**Task to carry out**
Give the data again exactly as written, skipping any pictures.
----- Material provided
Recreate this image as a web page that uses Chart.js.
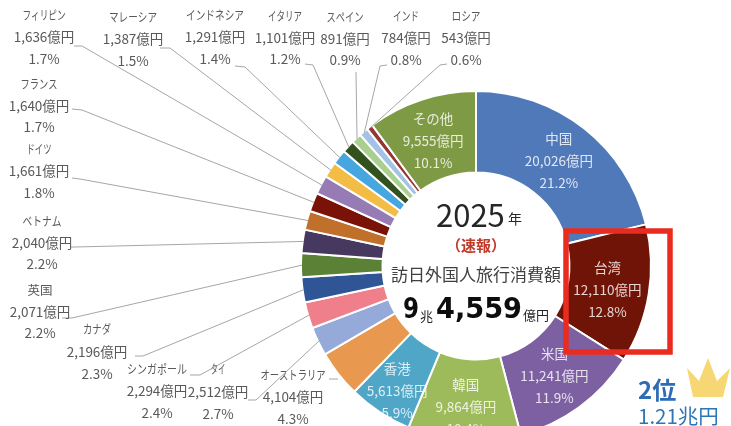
<!DOCTYPE html>
<html lang="ja"><head><meta charset="utf-8">
<style>html,body{margin:0;padding:0;background:#fff;overflow:hidden;width:731px;height:426px}
canvas{display:block;filter:blur(0.4px)}</style>
<script src="https://cdn.jsdelivr.net/npm/chart.js@4"></script></head>
<body><canvas id="c" width="731" height="532"></canvas>
<script>
const categories=["中国","台湾","米国","韓国","香港","オーストラリア","タイ","シンガポール","カナダ","英国","ベトナム","ドイツ","フランス","フィリピン","マレーシア","インドネシア","イタリア","スペイン","インド","ロシア","その他"];
const values=[20026,12110,11241,9864,5613,4104,2512,2294,2196,2071,2040,1661,1640,1636,1387,1291,1101,891,784,543,9555];
const shares=["21.2%","12.8%","11.9%","10.4%","5.9%","4.3%","2.7%","2.4%","2.3%","2.2%","2.2%","1.8%","1.7%","1.7%","1.5%","1.4%","1.2%","0.9%","0.8%","0.6%","10.1%"];
const colors=["#5079b9","#701408","#7d60a2","#9dbb5b","#4fa6c6","#e8994f","#95aad9","#ef7f8b","#2f5597","#5a8136","#46385f","#c0702a","#7a1208","#967bb4","#f3bd45","#45a6e0","#33501f","#a9d08e","#a4c2e6","#963634","#7f9a45"];
// in-slice labels: [category index, x nudge, y nudge]
const inside=[[0,0,0],[1,-1,2],[2,-1,2],[3,-1,7],[4,-5,13],[20,-1,2]];
// outside labels: [category index, text centre x, first line y, line gap, category text width, leader start x, y, elbow x, y]
const outside=[
[5,293,375,22,65,329,379,338,379],[6,218,369,22.5,15,248,400,256,400],[7,157,369,22,60,190,375,200,375],[8,97,329,22.5,28,135,356,143,356],
[9,40,290,21.5,25,62,318,72,318],[10,42,221,21.5,39,70,247,75,247],[11,39,149,22,25,72,178,80,179],[12,39,84,21.5,37,72,109,82,110],
[13,44,15,22,43,74,46,82,46],[14,133,17,22,48,160,48,170,48],[15,215,15,22,58,235,66,245,67],[16,285,16,21.5,34,305,64,313,65],
[17,345,17,21.5,37,356,72,356,74],[18,406,16,22,26,387,65,380,66],[19,466,16,22,29,447,64,440,65]];
const stubOnly=[5];
const fmt=v=>v.toLocaleString("en-US")+"億円";
const JP='"Noto Sans CJK JP"';
const annot={id:"annot",afterDatasetsDraw(ch){
 const g=ch.ctx,m=ch.getDatasetMeta(0).data;
 g.save();g.textAlign="center";g.textBaseline="middle";
 // in-slice labels
 inside.forEach(([i,dx,dy])=>{const p=m[i].getCenterPoint();
  g.fillStyle="rgba(255,255,255,.82)";g.font="13.5px "+JP;
  [categories[i],fmt(values[i]),shares[i]].forEach((t,k)=>g.fillText(t,p.x+dx,p.y+dy-22+k*22));});
 // leader lines and outside labels
 outside.forEach(([i,x,y,d,w,sx,sy,ex,ey])=>{
  const a=m[i],mid=(a.startAngle+a.endAngle)/2,r=a.outerRadius-1;
  g.strokeStyle="#a6a6a6";g.lineWidth=1;g.beginPath();g.moveTo(sx,sy);g.lineTo(ex,ey);
  if(!stubOnly.includes(i))g.lineTo(a.x+Math.cos(mid)*r,a.y+Math.sin(mid)*r);g.stroke();
  g.fillStyle="#595959";
  g.font="12.5px "+JP;g.fillText(categories[i],x,y,w);
  g.font="13.5px "+JP;g.fillText(fmt(values[i]),x,y+d);g.fillText(shares[i],x,y+2*d);});
 // centre text
 g.textAlign="left";g.fillStyle="#262626";g.font='31px "Noto Sans CJK JP"';g.fillText("2025",436,215);
 g.font="14px "+JP;g.fillText("年",508,219);
 g.textAlign="center";g.fillStyle="#c0392b";g.font="bold 15px "+JP;g.fillText("（速報）",476,245);
 g.fillStyle="#404040";g.font="17px "+JP;g.fillText("訪日外国人旅行消費額",476,275);
 g.textAlign="left";g.fillStyle="#0d0d0d";g.font='bold 29px "DejaVu Sans"';g.fillText("9",403,310,16);g.fillText("4,559",436,310,86);
 g.font="13px "+JP;g.fillStyle="#262626";g.fillText("兆",420,316);g.fillText("億円",523,315);
 // highlight box
 g.strokeStyle="#ea2b1f";g.lineWidth=5.5;g.strokeRect(566,231,104,121);
 // rank note
 g.fillStyle="#2e6cb5";g.font="bold 24px "+JP;g.fillText("2位",638,390);
 g.fillStyle="#2e75b6";g.font="20.5px "+JP;g.fillText("1.21兆円",638,416);
 // crown
 g.fillStyle="#f7d774";g.beginPath();
 [[693,397],[687,368],[699,381],[708,358],[717,381],[730,368],[723,397]].forEach(([x,y],k)=>k?g.lineTo(x,y):g.moveTo(x,y));
 g.closePath();g.fill();
 g.restore();
}};
new Chart(document.getElementById("c"),{type:"doughnut",plugins:[annot],
 data:{labels:categories,datasets:[{data:values,backgroundColor:colors,borderColor:"#fff",borderWidth:2}]},
 options:{responsive:false,animation:false,cutout:"53.4%",
  layout:{padding:{left:300,right:79,top:90,bottom:90}},
  plugins:{legend:{display:false},tooltip:{enabled:false}}}});
</script></body></html>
----------
**Answer for this exercise**
Recreate this image as a web page that uses Chart.js.
<!DOCTYPE html>
<html lang="ja"><head><meta charset="utf-8">
<style>html,body{margin:0;padding:0;background:#fff;overflow:hidden;width:731px;height:426px}
canvas{display:block;filter:blur(0.4px)}</style>
<script src="https://cdn.jsdelivr.net/npm/chart.js@4"></script></head>
<body><canvas id="c" width="731" height="532"></canvas>
<script>
const categories=["中国","台湾","米国","韓国","香港","オーストラリア","タイ","シンガポール","カナダ","英国","ベトナム","ドイツ","フランス","フィリピン","マレーシア","インドネシア","イタリア","スペイン","インド","ロシア","その他"];
const values=[20026,12110,11241,9864,5613,4104,2512,2294,2196,2071,2040,1661,1640,1636,1387,1291,1101,891,784,543,9555];
const shares=["21.2%","12.8%","11.9%","10.4%","5.9%","4.3%","2.7%","2.4%","2.3%","2.2%","2.2%","1.8%","1.7%","1.7%","1.5%","1.4%","1.2%","0.9%","0.8%","0.6%","10.1%"];
const colors=["#5079b9","#701408","#7d60a2","#9dbb5b","#4fa6c6","#e8994f","#95aad9","#ef7f8b","#2f5597","#5a8136","#46385f","#c0702a","#7a1208","#967bb4","#f3bd45","#45a6e0","#33501f","#a9d08e","#a4c2e6","#963634","#7f9a45"];
// in-slice labels: [category index, x nudge, y nudge]
const inside=[[0,0,0],[1,-1,2],[2,-1,2],[3,-1,7],[4,-5,13],[20,-1,2]];
// outside labels: [category index, text centre x, first line y, line gap, category text width, leader start x, y, elbow x, y]
const outside=[
[5,293,375,22,65,329,379,338,379],[6,218,369,22.5,15,248,400,256,400],[7,157,369,22,60,190,375,200,375],[8,97,329,22.5,28,135,356,143,356],
[9,40,290,21.5,25,62,318,72,318],[10,42,221,21.5,39,70,247,75,247],[11,39,149,22,25,72,178,80,179],[12,39,84,21.5,37,72,109,82,110],
[13,44,15,22,43,74,46,82,46],[14,133,17,22,48,160,48,170,48],[15,215,15,22,58,235,66,245,67],[16,285,16,21.5,34,305,64,313,65],
[17,345,17,21.5,37,356,72,356,74],[18,406,16,22,26,387,65,380,66],[19,466,16,22,29,447,64,440,65]];
const stubOnly=[5];
const fmt=v=>v.toLocaleString("en-US")+"億円";
const JP='"Noto Sans CJK JP"';
const annot={id:"annot",afterDatasetsDraw(ch){
 const g=ch.ctx,m=ch.getDatasetMeta(0).data;
 g.save();g.textAlign="center";g.textBaseline="middle";
 // in-slice labels
 inside.forEach(([i,dx,dy])=>{const p=m[i].getCenterPoint();
  g.fillStyle="rgba(255,255,255,.82)";g.font="13.5px "+JP;
  [categories[i],fmt(values[i]),shares[i]].forEach((t,k)=>g.fillText(t,p.x+dx,p.y+dy-22+k*22));});
 // leader lines and outside labels
 outside.forEach(([i,x,y,d,w,sx,sy,ex,ey])=>{
  const a=m[i],mid=(a.startAngle+a.endAngle)/2,r=a.outerRadius-1;
  g.strokeStyle="#a6a6a6";g.lineWidth=1;g.beginPath();g.moveTo(sx,sy);g.lineTo(ex,ey);
  if(!stubOnly.includes(i))g.lineTo(a.x+Math.cos(mid)*r,a.y+Math.sin(mid)*r);g.stroke();
  g.fillStyle="#595959";
  g.font="12.5px "+JP;g.fillText(categories[i],x,y,w);
  g.font="13.5px "+JP;g.fillText(fmt(values[i]),x,y+d);g.fillText(shares[i],x,y+2*d);});
 // centre text
 g.textAlign="left";g.fillStyle="#262626";g.font='31px "Noto Sans CJK JP"';g.fillText("2025",436,215);
 g.font="14px "+JP;g.fillText("年",508,219);
 g.textAlign="center";g.fillStyle="#c0392b";g.font="bold 15px "+JP;g.fillText("（速報）",476,245);
 g.fillStyle="#404040";g.font="17px "+JP;g.fillText("訪日外国人旅行消費額",476,275);
 g.textAlign="left";g.fillStyle="#0d0d0d";g.font='bold 29px "DejaVu Sans"';g.fillText("9",403,310,16);g.fillText("4,559",436,310,86);
 g.font="13px "+JP;g.fillStyle="#262626";g.fillText("兆",420,316);g.fillText("億円",523,315);
 // highlight box
 g.strokeStyle="#ea2b1f";g.lineWidth=5.5;g.strokeRect(566,231,104,121);
 // rank note
 g.fillStyle="#2e6cb5";g.font="bold 24px "+JP;g.fillText("2位",638,390);
 g.fillStyle="#2e75b6";g.font="20.5px "+JP;g.fillText("1.21兆円",638,416);
 // crown
 g.fillStyle="#f7d774";g.beginPath();
 [[693,397],[687,368],[699,381],[708,358],[717,381],[730,368],[723,397]].forEach(([x,y],k)=>k?g.lineTo(x,y):g.moveTo(x,y));
 g.closePath();g.fill();
 g.restore();
}};
new Chart(document.getElementById("c"),{type:"doughnut",plugins:[annot],
 data:{labels:categories,datasets:[{data:values,backgroundColor:colors,borderColor:"#fff",borderWidth:2}]},
 options:{responsive:false,animation:false,cutout:"53.4%",
  layout:{padding:{left:300,right:79,top:90,bottom:90}},
  plugins:{legend:{display:false},tooltip:{enabled:false}}}});
</script></body></html>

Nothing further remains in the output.